6ターン目が終了したところでゲーム終了とし、お互いが支配している領地の国力を算出した。”武田”は初期状況と同じく24点だった。”織田”は新たに遠江(6)を支配して国力が+6増加し、22点から28点となった。結果は、”織田”の勝利である。それを見て悔しがる息子。初めてにしては十分に健闘したと思う。次回、また頑張ろう!!

支配状況一覧
”武田”
領地支配数:03=甲斐(16)、信濃(中)(6)、信濃(南)(2)
国力の合計:24

”織田”
領地支配数:03=尾張(14)、三河(8)、遠江(6)
国力の合計:28

ゲーム終了時の両陣営の支配状況

考察(AAR)

子どもに感想を聞くと「難しかった」との意見だった。具体的にはルールが難しいのではなく、両陣営が同じような移動経路を使って同じくらいの戦力で戦う時にどうすれば勝利できるのかが分からないという話だ。実際、戦力を分散させて攻め入れば粉砕され、集中して攻めれば一時的に勝っても直後に逆襲されて負けるので、どうすれば良いのかゲーム中に迷っている様子が見ていて分かった。確かにこの状態で勝負に挑むのは難しいと思う。ゲームルールを利用するならば、城で守って敵を損耗させ相手領地へ逆襲をかける戦法が思い浮かぶが、これは相手が攻めて来なければ利用できない。”織田”の場合は、最初から勝利条件的に劣勢なのでいつまでも待っているわけにはいかず、攻めなければならない。攻めながら勝つためにはどうすれば良いか。やはり、相手を騙すまたは騙されたことは分かっていてもそうするしか手がないように強いるのが最良だろう。一見不利に見えるが戦力を分散し三河防衛と遠江遠征に分ける。三河に攻め入る隙を与えて防御にて叩き隣の信濃(南)へ逆襲する。”武田”側の対応策としては全戦力で三河へ攻め込むか、戦力を分散し信濃(南)防衛と遠江への介入を行う。この場合は、どちらにしろ遠江が主戦場になることが分かる。一方の、”武田”としては移動経路Fの戦法である、戦力を分散し信濃(南)を防衛しながら中立国の駿河と信濃(北)を支配する手段が”織田”から見て一番嫌な手になるのではないか。こちらの場合は、主戦場は信濃(南)となり、尾張からは2歩、甲斐からは1歩の立地のため”武田”有利の状況のまま防御による打撃で対抗できるため、リスクが少ない。何もせず時間が経過すれば”武田”の勝利であるため、”織田”側は全戦力を持って対抗するしかなく、取って取られてのただただ無駄な時間が経過していくのを歯痒い思いで見続けるしかないのだろう。

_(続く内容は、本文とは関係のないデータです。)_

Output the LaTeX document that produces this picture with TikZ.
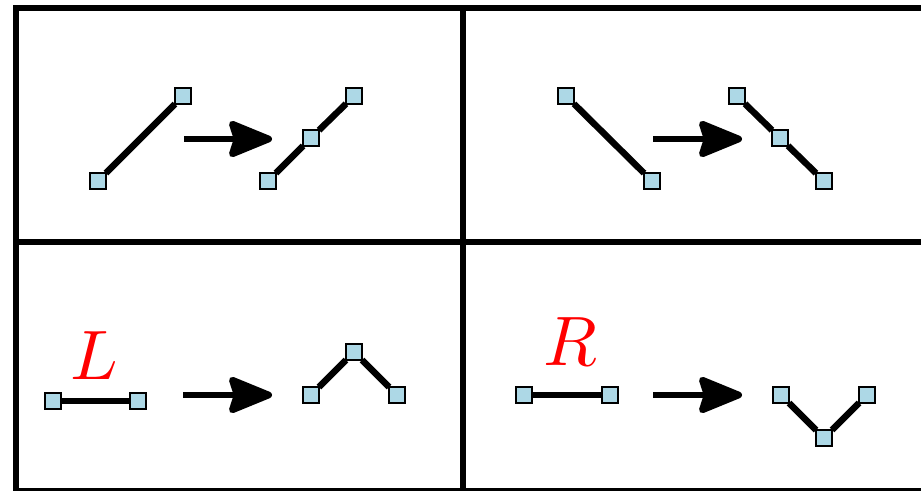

「天下布武」では、このような合戦に変化を持たせるため”戦闘チット”なるものが存在する。また、ターンの初めに事件(イベント)が起こる。プレイヤーはこれらの臨時効果による状況変化を上手く利用し合戦に勝利して勢力を拡大していく。マルチゲームなので、もちろん、プレイヤー間の同盟や裏切りといった要因も勝敗への影響が大きい。

最後に、「天下布武」はシンプルなルールだからこそ手軽に始められるゲームとして、大変良く出来た素晴らしい作品だ。興味のある方には自信を持ってお勧めしたいと思うのが私の感想である。